日本がそれを否定する必要もなければ、日本が受け止めて保存する役を担う必要もないはずです。中国もそんなことは望んでいないでしょう。
実際、現在でも中国の歴史家の多くが日本の中国史研究にも目を向けています。
今後、自然に中国の文化が日本に残されて、将来的に中国の歴史研究の一助になるとしたら、それは素晴らしいことだと思います。
でも、中国という本流が荒廃しているから、日本が受け止めて保存していくという立場になるという感覚は、余計なおせっかい感がプンプンします。
中国の古い文化には素晴らしい内容がいっぱいありますが、それをもって現代に対して否定的になるのは、筋違いではないでしょうか。現代には現代の必然と必要があるのですから。
以上は1996年の対談内容なので、今は全く異なる考え方をしているのかもしれません。
宮城谷
現代中国には、孔子を知らない人も大勢います。日本に住んでいる留学生に会った時に、「夏王朝から始まり、中華人民共和国に至る長い歴史の中でどの時代が好きですか」と尋ねると、「今が一番いいです。過去の時代は全部嫌いです」といわれましたね(笑)。私の本を読んで「孔子ってそんなに偉かったんですか」といった中国人もいたくらいです。
藤原
「共産革命を経て、歴史が断絶してしまったんですね。(略)中国は革命によって断絶され、韓国は漢字を捨ててハングルにしたことで文化が断絶した。歴史の断絶は、一国の文化にとって致命的です。
以上が引用です。
留学生が「過去は全部嫌いで今が一番好き」というのは素晴らしい言葉だと思います。今が好き、そして日本に留学、そういう中国人は大歓迎するべきでしょう。

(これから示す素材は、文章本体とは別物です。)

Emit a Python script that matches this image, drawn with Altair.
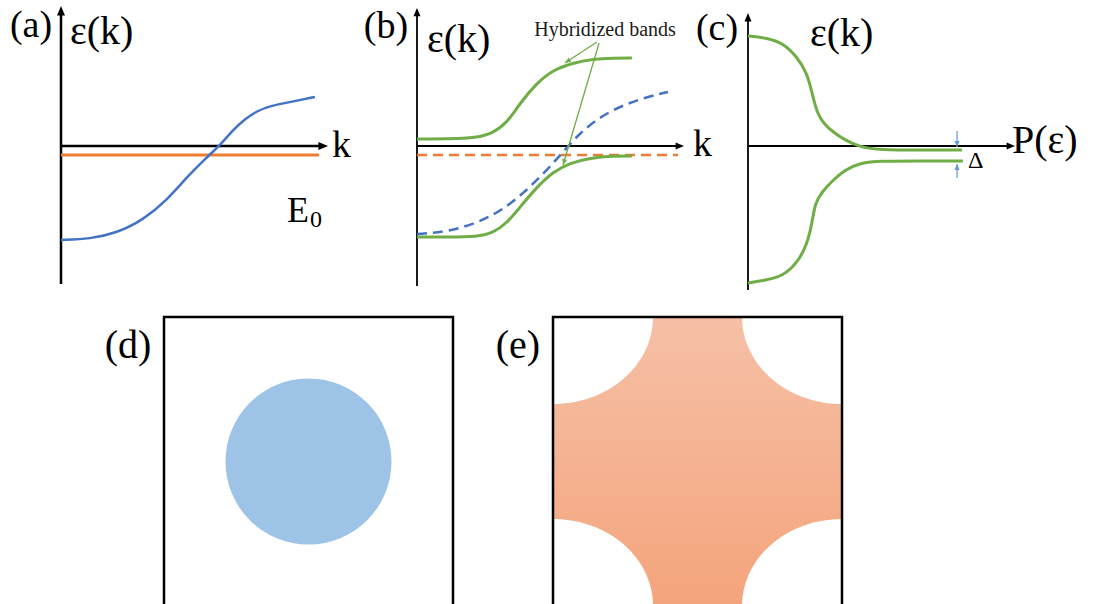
import math
import altair as alt
import pandas as pd

FONT = "Liberation Serif"
BLUE = "#4472C4"
ORANGE = "#ED7D31"
GREEN = "#70AD47"
LIGHTBLUE = "#5B9BD5"
DISK = "#9DC3E6"

# ---------------- data ----------------
# (a) bare conduction band and flat f level E0 ; k in units of axis length, eps in arbitrary units
a_band_k = [0.0, 0.109, 0.210, 0.307, 0.397, 0.472, 0.547, 0.596, 0.644, 0.689, 0.734, 0.783, 0.858, 0.951]
a_band_eps = [-0.671, -0.664, -0.621, -0.529, -0.386, -0.221, -0.079, 0.007, 0.114, 0.193, 0.25, 0.286, 0.314, 0.35]
a_flat_k = [0.0, 0.966]
a_flat_eps = [-0.064, -0.064]

# (b) bare bands (dashed) and hybridized bands
b_band_k = [0.0, 0.112, 0.225, 0.322, 0.412, 0.487, 0.547, 0.610, 0.685, 0.772, 0.861, 0.940]
b_band_eps = [-0.629, -0.614, -0.55, -0.457, -0.314, -0.171, -0.043, 0.093, 0.207, 0.293, 0.35, 0.386]
b_flat_k = [0.0, 0.978]
b_flat_eps = [-0.064, -0.064]
b_upper_k = [0.0, 0.112, 0.225, 0.285, 0.337, 0.386, 0.449, 0.509, 0.584, 0.659, 0.734, 0.805]
b_upper_eps = [0.05, 0.05, 0.057, 0.093, 0.164, 0.307, 0.45, 0.543, 0.593, 0.621, 0.629, 0.629]
b_lower_k = [0.0, 0.112, 0.225, 0.285, 0.337, 0.386, 0.449, 0.509, 0.573, 0.648, 0.734, 0.805]
b_lower_eps = [-0.65, -0.65, -0.65, -0.621, -0.55, -0.436, -0.293, -0.186, -0.121, -0.086, -0.071, -0.071]
# annotation arrows: start (k, eps) -> tip (k, eps)
b_note_start_k = [0.674, 0.682]
b_note_start_eps = [0.743, 0.736]
b_note_tip_k = [0.554, 0.547]
b_note_tip_eps = [0.593, -0.136]

# (c) density of states, P on horizontal axis, eps on vertical axis
c_upper_p = [0.0, 0.071, 0.131, 0.184, 0.221, 0.240, 0.258, 0.285, 0.318, 0.363, 0.419, 0.494, 0.644, 0.801]
c_upper_eps = [0.786, 0.771, 0.736, 0.636, 0.521, 0.379, 0.236, 0.157, 0.1, 0.043, -0.007, -0.029, -0.029, -0.029]
c_lower_p = [0.0, 0.071, 0.131, 0.184, 0.221, 0.240, 0.251, 0.277, 0.315, 0.363, 0.419, 0.494, 0.644, 0.805]
c_lower_eps = [-0.979, -0.957, -0.929, -0.836, -0.707, -0.55, -0.407, -0.329, -0.25, -0.171, -0.121, -0.107, -0.107, -0.107]
c_gap_p = 0.783
c_gap_upper = [0.107, -0.007]   # arrow from -> tip
c_gap_lower = [-0.229, -0.129]

# axes extents (eps bottom, eps tip) for the three top panels
axis_eps_bottom = [-0.986, -1.0, -1.029]
axis_eps_top = [1.0, 0.986, 0.95]

# (d), (e) Brillouin zone in units of pi/a
bz_edge = [-1.0, 1.0]
fs_center = [0.0, 0.0]
corner_x = [-1.0, 1.0, -1.0, 1.0]
corner_y = [1.0, 1.0, -1.0, -1.0]

# ---------------- layout ----------------
TOP_H, BOT_H = 300, 304
KPX, EPX = 267.0, 140.0
AXIS_Y = 146
BZ = 144.5
HEAD = "M0,0 L-1,2.4 L1,2.4 Z"
ELLIPSE = "M-1,0 A1,0.87 0 1,1 1,0 A1,0.87 0 1,1 -1,0 Z"
TAG = 38     # (a)...(e)
AXL = 40     # axis labels


def top_scales(width, ox):
    sx = alt.Scale(domain=[-ox / KPX, (width - ox) / KPX], nice=False, zero=False)
    sy = alt.Scale(domain=[-(TOP_H - AXIS_Y) / EPX, AXIS_Y / EPX], nice=False, zero=False)
    return sx, sy


def bz_scales(width, cx, cy):
    sx = alt.Scale(domain=[-cx / BZ, (width - cx) / BZ], nice=False, zero=False)
    sy = alt.Scale(domain=[-(BOT_H - cy) / BZ, cy / BZ], nice=False, zero=False)
    return sx, sy


def XY(sx, sy):
    return dict(x=alt.X("x:Q", scale=sx, axis=None), y=alt.Y("y:Q", scale=sy, axis=None))


def curve(xs, ys, sx, sy, color, width, dash=None, interp="basis"):
    kw = dict(color=color, strokeWidth=width, interpolate=interp)
    if dash:
        kw["strokeDash"] = dash
    df = pd.DataFrame({"x": xs, "y": ys, "i": list(range(len(xs)))})
    return alt.Chart(df).mark_line(**kw).encode(**XY(sx, sy), order="i:Q")


def segs(rows, sx, sy, color, width):
    df = pd.DataFrame(rows, columns=["x", "y", "x2", "y2"])
    return alt.Chart(df).mark_rule(color=color, strokeWidth=width).encode(
        **XY(sx, sy), x2="x2:Q", y2="y2:Q")


def heads(rows, sx, sy, color, size):
    df = pd.DataFrame(rows, columns=["x", "y", "a"])
    return alt.Chart(df).mark_point(shape=HEAD, filled=True, opacity=1, color=color,
                                     size=size, strokeWidth=0).encode(
        **XY(sx, sy), angle=alt.Angle("a:Q", scale=None))


def label(text, x, y, size, align="left", color="black"):
    # y is the text baseline, in pixels from the panel top
    return alt.Chart(pd.DataFrame({"t": [text]})).mark_text(
        font=FONT, fontSize=size, align=align, baseline="alphabetic", color=color
    ).encode(text="t:N", x=alt.value(x), y=alt.value(y))


def axes(i, sx, sy, lw, hs):
    tipx = 1.0
    tipy = axis_eps_top[i]
    rows = [[0.0, axis_eps_bottom[i], 0.0, tipy - 5 / EPX],
            [0.0, 0.0, tipx - 5 / KPX, 0.0]]
    return [segs(rows, sx, sy, "black", lw),
            heads([[0.0, tipy, 0.0], [tipx, 0.0, 90.0]], sx, sy, "black", hs)]


def angle_of(k0, e0, k1, e1):
    dx = (k1 - k0) * KPX
    dy = -(e1 - e0) * EPX
    return math.degrees(math.atan2(dx, -dy)) % 360


# ---- panel (a) ----
WA, WB, WC = 358, 345, 390
sxa, sya = top_scales(WA, 61)
panel_a = alt.layer(
    *axes(0, sxa, sya, 2.5, 64),
    curve(a_flat_k, a_flat_eps, sxa, sya, ORANGE, 3, interp="linear"),
    curve(a_band_k, a_band_eps, sxa, sya, BLUE, 2.5),
    label("(a)", 31, 37, TAG, align="center"),
    label("ε(k)", 70, 44, AXL),
    label("k", 332, 157, 38),
    label("E", 287, 222, 36),
    label("0", 310, 227, 24),
).properties(width=WA, height=TOP_H)

# ---- panel (b) ----
sxb, syb = top_scales(WB, 417 - WA)
note_rows = [[b_note_start_k[i], b_note_start_eps[i], b_note_tip_k[i], b_note_tip_eps[i]] for i in range(2)]
note_heads = [[b_note_tip_k[i], b_note_tip_eps[i],
               angle_of(b_note_start_k[i], b_note_start_eps[i], b_note_tip_k[i], b_note_tip_eps[i])]
              for i in range(2)]
panel_b = alt.layer(
    *axes(1, sxb, syb, 1.8, 49),
    curve(b_flat_k, b_flat_eps, sxb, syb, ORANGE, 2.5, [10, 6], interp="linear"),
    curve(b_band_k, b_band_eps, sxb, syb, BLUE, 2.5, [10, 6]),
    curve(b_upper_k, b_upper_eps, sxb, syb, GREEN, 3),
    curve(b_lower_k, b_lower_eps, sxb, syb, GREEN, 3),
    segs(note_rows, sxb, syb, GREEN, 1.3),
    heads(note_heads, sxb, syb, GREEN, 25),
    label("(b)", 28, 38, TAG, align="center"),
    label("ε(k)", 69, 52, AXL),
    label("k", 335, 156, 38),
    label("Hybridized bands", 247, 36, 20, align="center", color="#1a1a1a"),
).properties(width=WB, height=TOP_H)

# ---- panel (c) ----
sxc, syc = top_scales(WC, 748 - WA - WB)
gap_rows = [[c_gap_p, c_gap_upper[0], c_gap_p, c_gap_upper[1]],
            [c_gap_p, c_gap_lower[0], c_gap_p, c_gap_lower[1]]]
gap_heads = [[c_gap_p, c_gap_upper[1], 180.0], [c_gap_p, c_gap_lower[1], 0.0]]
panel_c = alt.layer(
    *axes(2, sxc, syc, 1.8, 49),
    curve(c_upper_p, c_upper_eps, sxc, syc, GREEN, 3),
    curve(c_lower_p, c_lower_eps, sxc, syc, GREEN, 3),
    segs(gap_rows, sxc, syc, LIGHTBLUE, 1.2),
    heads(gap_heads, sxc, syc, LIGHTBLUE, 25),
    label("(c)", 14, 40, TAG, align="center"),
    label("ε(k)", 107, 46, AXL),
    label("P(ε)", 309, 153, AXL),
    label("Δ", 265, 168, 24),
).properties(width=WC, height=TOP_H)

# ---- panel (d) ----
WD, WE = 490, 603
sxd, syd = bz_scales(WD, 308.5, 161.5)
box = pd.DataFrame({"x": [bz_edge[0]], "x2": [bz_edge[1]], "y": [bz_edge[0]], "y2": [bz_edge[1]]})
panel_d = alt.layer(
    alt.Chart(pd.DataFrame({"x": [fs_center[0]], "y": [fs_center[1]]})).mark_point(
        shape="circle", filled=True, opacity=1, color=DISK, size=166 ** 2, strokeWidth=0
    ).encode(**XY(sxd, syd)),
    alt.Chart(box).mark_rect(fillOpacity=0, stroke="black", strokeWidth=2.5, clip=True).encode(
        **XY(sxd, syd), x2="x2:Q", y2="y2:Q"),
    label("(d)", 128, 58, 40, align="center"),
).properties(width=WD, height=BOT_H)

# ---- panel (e) ----
sxe, sye = bz_scales(WE, 207.5, 161.5)
grad = alt.Gradient(gradient="linear",
                    stops=[alt.GradientStop(color="#F6C0A6", offset=0),
                           alt.GradientStop(color="#F4A47C", offset=1)],
                    x1=0, x2=0, y1=0, y2=1)
panel_e = alt.layer(
    alt.Chart(box).mark_rect(color=grad, clip=True).encode(**XY(sxe, sye), x2="x2:Q", y2="y2:Q"),
    alt.Chart(pd.DataFrame({"x": corner_x, "y": corner_y})).mark_point(
        shape=ELLIPSE, filled=True, opacity=1, color="white", size=200 ** 2, strokeWidth=0, clip=True
    ).encode(**XY(sxe, sye)),
    alt.Chart(box).mark_rect(fillOpacity=0, stroke="black", strokeWidth=2.5, clip=True).encode(
        **XY(sxe, sye), x2="x2:Q", y2="y2:Q"),
    label("(e)", 28, 58, 40, align="center"),
).properties(width=WE, height=BOT_H)

top = alt.hconcat(panel_a, panel_b, panel_c, spacing=0, bounds="flush")
bottom = alt.hconcat(panel_d, panel_e, spacing=0, bounds="flush")
chart = alt.vconcat(top, bottom, spacing=0).properties(
    padding=0, background="white"
).configure_view(stroke=None)

chart.save("out.html", embed_options={"renderer": "svg", "actions": False})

2012年の談話もこのような内容なので、恐らく今も考えはあまり変わっていないと思います。
どうも、「今の中国には残念です」という大前提があるように感じられます。
もし中国を「残念」というのなら、「中国は昔から今までずっと残念な国」です。そして、それは中国だけではなく、全ての国が「昔から今までずっと残念な状態」だと思います。
欠点がない国なんてありませんし、欠点がない時代もありません。大昔から、遠い未来になっても、恐らくこれは変わらないでしょう。
逆に、「中国の昔は素晴らしかった」というのなら、「昔も素晴らしかったかもしれないけど、今の方が更に良くなっている」と思います。少なくとも、20年前の中国と今の中国を較べたら、私のような一庶民の生活においては今の方が断然ましになっています。
日本に対しても同じだと思います。「古き良き時代」を懐かしんでいたら、現在の良さはなかなか分からないものです。しかし20年前の日本に戻りたいと思いますか?
以上、長くなってしまいました。
『三国志読本』を読んで、宮城谷昌光という作家は、二千年昔の事には明るくても、現代に目を向けようとしていないのではないか、数千年の歴史を流れで感じることができず、二千年昔と現代を完全に分断してしまっているのではないか、と感じました。
中国の歴史が断絶されているのではなく、中国の歴史を断絶したものとして視ているのではないでしょうか。